Discussion of the corporate shares as “property” becomes even more significant when one considers Tit. 28 U.S.C. § 1655.4 Corporate shares of stock as distinguished from the certificate, have long been considered “property” by the Supreme Court of the United States for jurisdictional purposes in an action to clear title of stock under § 1655.

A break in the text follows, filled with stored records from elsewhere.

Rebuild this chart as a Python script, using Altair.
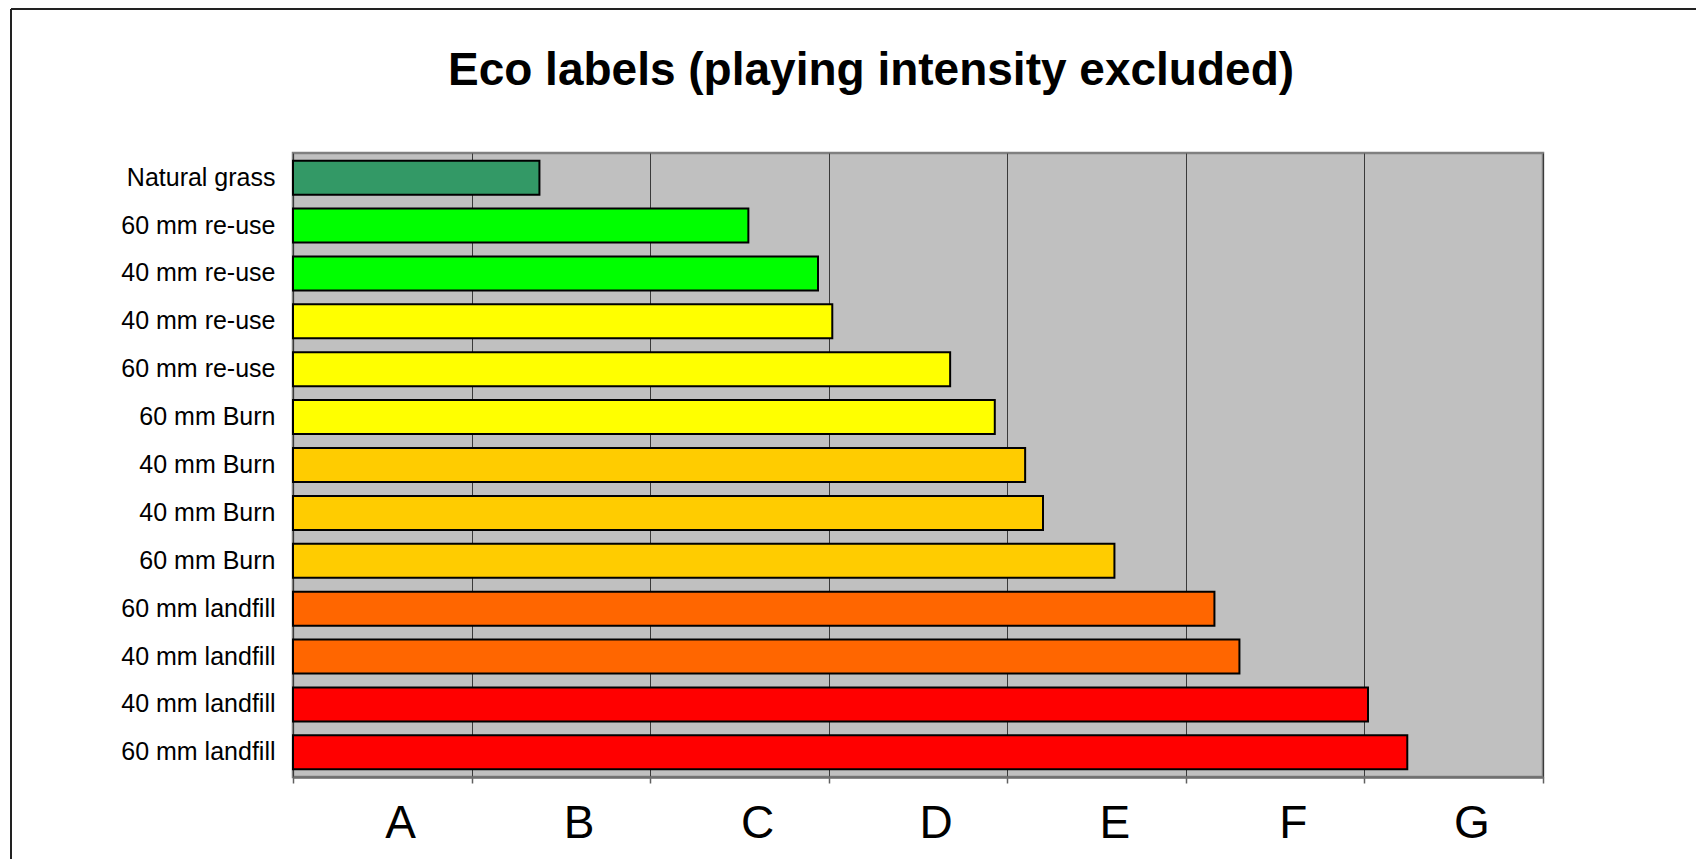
import json
import altair as alt
import pandas as pd

# ---- data ----
categories = [
    "Natural grass", "60 mm re-use", "40 mm re-use", "40 mm re-use",
    "60 mm re-use", "60 mm Burn", "40 mm Burn", "40 mm Burn",
    "60 mm Burn", "60 mm landfill", "40 mm landfill", "40 mm landfill",
    "60 mm landfill",
]
scores = [1.38, 2.55, 2.94, 3.02, 3.68, 3.93, 4.10, 4.20, 4.60, 5.16, 5.30, 6.02, 6.24]
tiers = ["natural", "green", "green", "yellow", "yellow", "yellow",
         "amber", "amber", "amber", "orange", "orange", "red", "red"]
grade_labels = ["A", "B", "C", "D", "E", "F", "G"]
title_text = ["Eco labels (playing intensity excluded)"]

tier_domain = ["natural", "green", "yellow", "amber", "orange", "red"]
tier_colors = ["#339966", "#00FF00", "#FFFF00", "#FFCC00", "#FF6600", "#FF0000"]

df = pd.DataFrame({
    "row": list(range(len(categories))),
    "name": categories,
    "score": scores,
    "tier": tiers,
})

y_expr = "[" + ",".join(json.dumps(c) for c in categories) + "][datum.value]"
x_expr = "[" + ",".join(json.dumps(g) for g in grade_labels + [""]) + "][datum.value]"

FONT = "Liberation Sans, Arial, sans-serif"

bars = alt.Chart(df).mark_bar(stroke="black", strokeWidth=2).encode(
    x=alt.X(
        "score:Q",
        scale=alt.Scale(domain=[0, 7], nice=False, zero=True),
        axis=alt.Axis(
            values=list(range(8)), labelExpr=x_expr, title=None,
            grid=True, gridColor="#3a3a3a", gridWidth=1, gridOpacity=1,
            domainColor="#707070", domainWidth=2.5,
            tickColor="#606060", tickSize=6, tickWidth=1.5,
            labelFontSize=46, labelFont=FONT, labelColor="black",
            labelOffset=107, labelPadding=54, labelBaseline="alphabetic",
            labelFlush=False, labelOverlap=False, labelBound=False,
        ),
    ),
    y=alt.Y(
        "row:O",
        scale=alt.Scale(paddingInner=0.29, paddingOuter=0.16),
        axis=alt.Axis(
            labelExpr=y_expr, title=None, ticks=False, domain=False,
            labelFontSize=25, labelFont=FONT, labelColor="black",
            labelPadding=18, labelLimit=400,
        ),
    ),
    color=alt.Color("tier:N", scale=alt.Scale(domain=tier_domain, range=tier_colors), legend=None),
)

one = pd.DataFrame({"k": [0]})
frame_top = alt.Chart(one).mark_rule(color="#222222", strokeWidth=2).encode(
    x=alt.value(-282), x2=alt.value(1500), y=alt.value(-144), y2=alt.value(-144)
)
frame_left = alt.Chart(one).mark_rule(color="#222222", strokeWidth=2).encode(
    x=alt.value(-282), x2=alt.value(-282), y=alt.value(-144), y2=alt.value(900)
)

title = alt.Chart(pd.DataFrame({"t": title_text})).mark_text(
    font=FONT, fontSize=46, fontWeight="bold", color="black",
    align="center", baseline="alphabetic",
).encode(text="t:N", x=alt.value(578), y=alt.value(-68))

chart = alt.layer(frame_top, frame_left, bars, title).properties(
    width=1250,
    height=624,
    background="white",
    autosize=alt.AutoSizeParams(type="none"),
    padding={"left": 285, "top": 145, "right": 153, "bottom": 82},
).configure_view(
    fill="#C0C0C0", stroke="#808080", strokeWidth=2.5
)

chart.save("out.html", embed_options={"renderer": "svg", "actions": False})
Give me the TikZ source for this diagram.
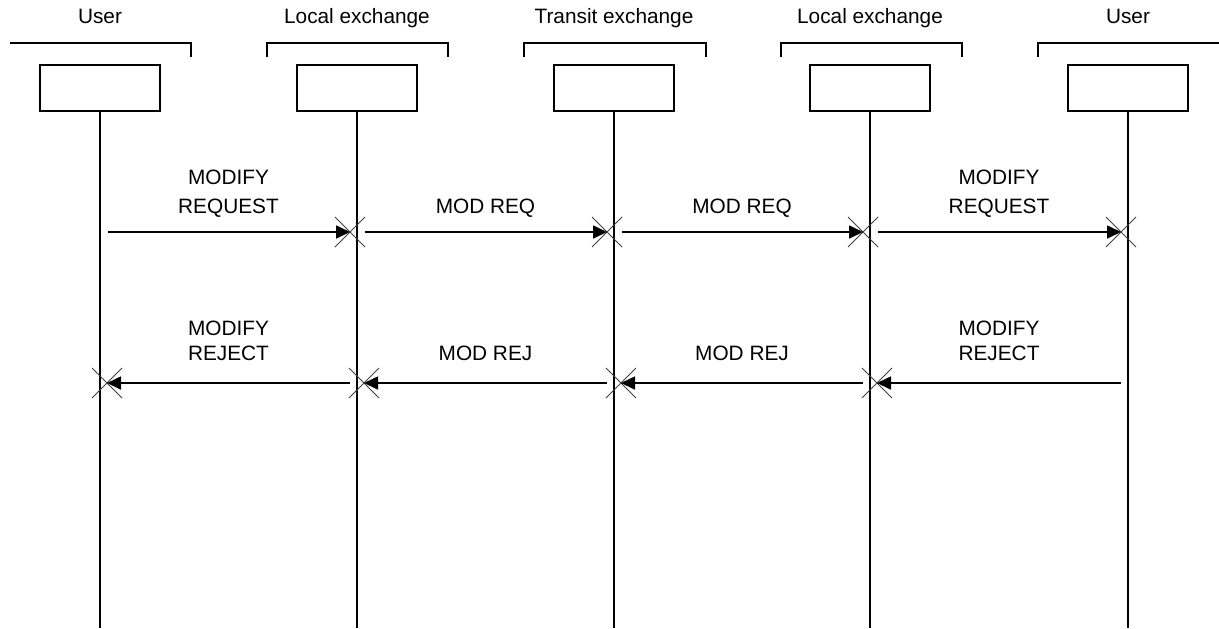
\documentclass[tikz,border=0pt]{standalone}
\usepackage{fontspec}
\setmainfont{Liberation Sans}
\usetikzlibrary{arrows.meta,calc}
\begin{document}
\begin{tikzpicture}[x=0.5pt,y=-0.5pt,
 ent/.style={draw, line width=0.6pt, minimum width=60pt, minimum height=23pt, inner sep=0pt},
 life/.style={line width=1pt},
 msg/.style={line width=0.85pt, -{Triangle[length=7pt,width=6.5pt]}},
 cross/.style={line width=0.45pt, draw=black!75},
 brk/.style={line width=0.6pt},
 lbl/.style={font=\fontsize{10.4pt}{12pt}\selectfont, inner sep=0pt, anchor=base}]
\useasboundingbox (0,0) rectangle (1219,628);
% headers
\node[lbl] (h1) at (100,23.5) {User};
\node[lbl] (h2) at (357,23.5) {Local exchange};
\node[lbl] (h3) at (614,23.5) {Transit exchange};
\node[lbl] (h4) at (870,23.5) {Local exchange};
\node[lbl] (h5) at (1128,23.5) {User};
% brackets
\draw[brk] (10,43) -- (191,43) -- (191,57);
\draw[brk] (267,57) -- (267,43) -- (448,43) -- (448,57);
\draw[brk] (524,57) -- (524,43) -- (706,43) -- (706,57);
\draw[brk] (781,57) -- (781,43) -- (962,43) -- (962,57);
\draw[brk] (1038,57) -- (1038,43) -- (1219,43);
% entity boxes
\foreach \i/\x in {1/100,2/357,3/614,4/870,5/1128}{
  \node[ent] (b\i) at (\x,88) {};
  \coordinate (e\i) at (\x,628);
  \draw[life] (b\i.south) -- (e\i);
  % request row points
  \coordinate (qs\i) at (\x+8,232);
  \coordinate (qt\i) at (\x-7,232);
  % reject row points
  \coordinate (rs\i) at (\x-7,383);
  \coordinate (rt\i) at (\x+7,383);
}
% crosses
\foreach \i in {2,3,4,5}{
  \draw[cross] ($(qt\i)+(-15,-15)$) -- ($(qt\i)+(15,15)$);
  \draw[cross] ($(qt\i)+(-15,15)$) -- ($(qt\i)+(15,-15)$);
}
\foreach \i in {1,2,3,4}{
  \draw[cross] ($(rt\i)+(-15,-15)$) -- ($(rt\i)+(15,15)$);
  \draw[cross] ($(rt\i)+(-15,15)$) -- ($(rt\i)+(15,-15)$);
}
% request messages
\draw[msg] (qs1) -- (qt2);
\draw[msg] (qs2) -- (qt3);
\draw[msg] (qs3) -- (qt4);
\draw[msg] (qs4) -- (qt5);
% reject messages
\draw[msg] (rs5) -- (rt4);
\draw[msg] (rs4) -- (rt3);
\draw[msg] (rs3) -- (rt2);
\draw[msg] (rs2) -- (rt1);
% labels
\node[lbl] (l1a) at (228.5,184.5) {MODIFY};
\node[lbl] (l1b) at (228.5,213.5) {REQUEST};
\node[lbl] (l2) at (485.5,213.5) {MOD REQ};
\node[lbl] (l3) at (742,213.5) {MOD REQ};
\node[lbl] (l4a) at (999,184.5) {MODIFY};
\node[lbl] (l4b) at (999,213.5) {REQUEST};
\node[lbl] (m1a) at (228.5,335.5) {MODIFY};
\node[lbl] (m1b) at (228.5,360.5) {REJECT};
\node[lbl] (m2) at (485.5,360.5) {MOD REJ};
\node[lbl] (m3) at (742,360.5) {MOD REJ};
\node[lbl] (m4a) at (999,335.5) {MODIFY};
\node[lbl] (m4b) at (999,360.5) {REJECT};
\end{tikzpicture}
\end{document}
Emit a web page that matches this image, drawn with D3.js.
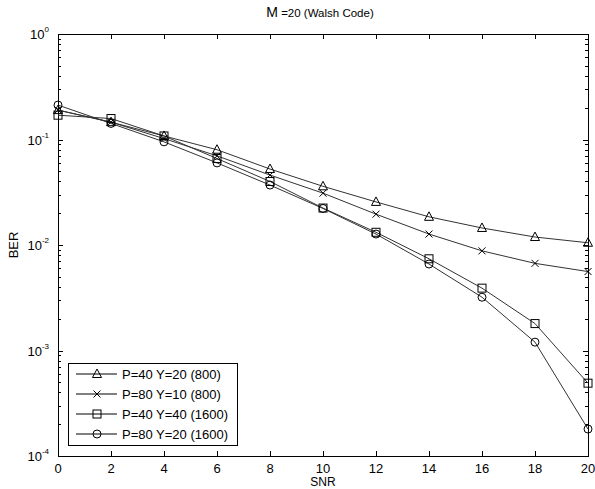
<!DOCTYPE html>
<html>
<head>
<meta charset="utf-8">
<script src="https://cdn.jsdelivr.net/npm/d3@7"></script>
<style>
  html, body { margin: 0; padding: 0; background: #fff; }
  svg { display: block; font-family: "Liberation Sans", Arial, sans-serif; }
</style>
</head>
<body>
<svg id="chart" width="595" height="489"></svg>
<script>
// SNR sweep (x values)
const snr = [0, 2, 4, 6, 8, 10, 12, 14, 16, 18, 20];

// BER per configuration
const berP40Y20 = [0.19, 0.146, 0.108, 0.080, 0.0525, 0.036, 0.0256, 0.0185, 0.0145, 0.0119, 0.0105];
const berP80Y10 = [0.19, 0.146, 0.102, 0.070, 0.046, 0.031, 0.0196, 0.0127, 0.0088, 0.0067, 0.0056];
const berP40Y40 = [0.17, 0.158, 0.108, 0.066, 0.040, 0.0224, 0.0132, 0.0074, 0.0039, 0.0018, 0.00049];
const berP80Y20 = [0.212, 0.142, 0.095, 0.060, 0.037, 0.0222, 0.0127, 0.0066, 0.0032, 0.0012, 0.00018];

const seriesNames = ["P=40 Y=20 (800)", "P=80 Y=10 (800)", "P=40 Y=40 (1600)", "P=80 Y=20 (1600)"];
const seriesMarkers = ["triangle", "cross", "square", "circle"];
const seriesValues = [berP40Y20, berP80Y10, berP40Y40, berP80Y20];

const xTicks = [0, 2, 4, 6, 8, 10, 12, 14, 16, 18, 20];
const yDecades = [0, -1, -2, -3, -4];

const svg = d3.select("#chart");
const plotL = 58, plotR = 588, plotT = 34, plotB = 456;

const x = d3.scaleLinear().domain([0, 20]).range([plotL, plotR]);
const y = d3.scaleLog().domain([1e-4, 1]).range([plotB, plotT]);

const ink = "#000";

// frame
svg.append("rect")
  .attr("x", plotL + 0.5).attr("y", plotT + 0.5)
  .attr("width", plotR - plotL).attr("height", plotB - plotT)
  .attr("fill", "#fff").attr("stroke", ink).attr("stroke-width", 1);

// x ticks (inside, top and bottom)
const g = svg.append("g").attr("stroke", ink).attr("stroke-width", 1).attr("shape-rendering", "crispEdges");
xTicks.forEach(t => {
  const px = Math.round(x(t)) + 0.5;
  g.append("line").attr("x1", px).attr("x2", px).attr("y1", plotB).attr("y2", plotB - 5);
  g.append("line").attr("x1", px).attr("x2", px).attr("y1", plotT).attr("y2", plotT + 5);
});

// y ticks: major per decade, minor 2..9
for (let e = -4; e <= 0; e++) {
  const py = Math.round(y(Math.pow(10, e))) + 0.5;
  g.append("line").attr("x1", plotL).attr("x2", plotL + 5).attr("y1", py).attr("y2", py);
  g.append("line").attr("x1", plotR).attr("x2", plotR - 5).attr("y1", py).attr("y2", py);
  if (e < 0) {
    for (let m = 2; m <= 9; m++) {
      const pm = Math.round(y(m * Math.pow(10, e))) + 0.5;
      g.append("line").attr("x1", plotL).attr("x2", plotL + 3).attr("y1", pm).attr("y2", pm);
      g.append("line").attr("x1", plotR).attr("x2", plotR - 3).attr("y1", pm).attr("y2", pm);
    }
  }
}

// x tick labels
svg.append("g").selectAll("text").data(xTicks).join("text")
  .attr("x", d => x(d)).attr("y", plotB + 17)
  .attr("text-anchor", "middle").attr("font-size", 13).attr("fill", ink)
  .text(d => d);

// y tick labels 10^e
const yl = svg.append("g");
yDecades.forEach(e => {
  const t = yl.append("text")
    .attr("x", plotL - 9).attr("y", y(Math.pow(10, e)) + 5)
    .attr("text-anchor", "end").attr("font-size", 13).attr("fill", ink);
  t.append("tspan").text("10");
  t.append("tspan").attr("dy", -7).attr("font-size", 8).text(e);
});

// axis titles
svg.append("text").attr("x", (plotL + plotR) / 2).attr("y", 486)
  .attr("text-anchor", "middle").attr("font-size", 12).attr("fill", ink).text("SNR");
svg.append("text").attr("transform", `translate(18,${(plotT + plotB) / 2}) rotate(-90)`)
  .attr("text-anchor", "middle").attr("font-size", 13).attr("fill", ink).text("BER");

// title
const title = svg.append("text").attr("x", (plotL + plotR) / 2 - 3).attr("y", 17)
  .attr("text-anchor", "middle").attr("fill", ink).attr("font-size", 11.5);
title.append("tspan").attr("font-size", 14).text("M");
title.append("tspan").text(" =20 (Walsh Code)");

// marker drawing
function drawMarker(sel, type, cx, cy) {
  const s = sel.append("g").attr("transform", `translate(${cx},${cy})`)
    .attr("fill", "none").attr("stroke", ink).attr("stroke-width", 1);
  if (type === "triangle") {
    s.append("path").attr("d", "M0,-5 L4.5,3.5 L-4.5,3.5 Z");
  } else if (type === "cross") {
    s.append("path").attr("d", "M-3.5,-3.5 L3.5,3.5 M-3.5,3.5 L3.5,-3.5");
  } else if (type === "square") {
    s.append("rect").attr("x", -4).attr("y", -4).attr("width", 8).attr("height", 8);
  } else {
    s.append("circle").attr("r", 4);
  }
}

const line = d3.line().x((d, i) => x(snr[i])).y(d => y(d));
const plot = svg.append("g");
seriesValues.forEach((vals, k) => {
  plot.append("path").datum(vals).attr("d", line)
    .attr("fill", "none").attr("stroke", "#333").attr("stroke-width", 1);
});
seriesValues.forEach((vals, k) => {
  vals.forEach((v, i) => drawMarker(plot, seriesMarkers[k], x(snr[i]), y(v)));
});

// legend
const lg = svg.append("g");
lg.append("rect").attr("x", 68.5).attr("y", 363.5).attr("width", 169).attr("height", 82)
  .attr("fill", "#fff").attr("stroke", ink).attr("stroke-width", 1);
seriesNames.forEach((name, k) => {
  const ly = 374 + k * 20;
  lg.append("line").attr("x1", 76).attr("x2", 117).attr("y1", ly).attr("y2", ly)
    .attr("stroke", ink).attr("stroke-width", 1);
  drawMarker(lg, seriesMarkers[k], 97, ly);
  lg.append("text").attr("x", 122).attr("y", ly + 5)
    .attr("font-size", 13).attr("fill", ink).text(name);
});
</script>
</body>
</html>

In Jellenik v. Huron Copper Mining Co., 177 U.S. 1, at 13, 20 S.Ct. 559, at 563, 44 L.Ed. 647, the court said:
“ * * * Whether the stock is in Michigan so as to authorize that state to subject it to taxation as against individual shareholders domiciled in another state is a question not presented in this case, and we express no opinion upon it. But we are of opinion that it is within Michigan for the purposes of a suit brought there against the company — such shareholders being made parties to the suit —to determine whether the stock is rightfully held by them. The certificates are only evidence of the ownership of the shares, and the interest represented by the shares is held by the company for the benefit of the true owner. As the habitation or domicil of the company is and must be in the state that created it, the property represented by its certificates of stock may be deemed to be held by the company within the state whose creature it is, whenever it is sought by suit *654to determine who is its real owner. * * * ” (Emphasis ours).
This was approved by this court in Thompson v. Terminal Shares, 8 Cir., 89 F.2d 652. See also 3 Moore, Federal Practice § 22.04(2). Cf. Standard Oil Co. v. New Jersey, 341 U.S. 428, 71 S.Ct. 822, 95 L.Ed. 1078.
And such an interpretation has been made notwithstanding the existence of the Uniform Stock Transfer Act in the state. See discussion in McQuillen v. Nat’l Cash Register Co., 13 F.Supp. 53, aff’d on rehearing 27 F.Supp. 639, aff’d 4 Cir., 112 F.2d 877. Cf. Standard Oil Co. v. New Jersey, 341 U.S. 428 at 437-441, 71 S.Ct. 822, n. 15 (escheat statute).
Under the interpleader statute “in personam” jurisdiction is attained while under § 1655 the action is “in rem.” But this distinction does not affect the true definitive nature of corporate shares of stock as fungible property. It should be more favorable for the present dispute to be decided under § 1335 rather than § 1655. The corporation and appellants are parties to the interpleader action, whereas under § 1655 the receiver could theoretically proceed only against the “res” itself.5
All the elements of statutory interpleader exist in the present case. The corporation is a stakeholder within the plain language of the statute, and, under the approval of the district court, has properly deposited a bond to secure its performance.
The judgment of the district court is affirmed.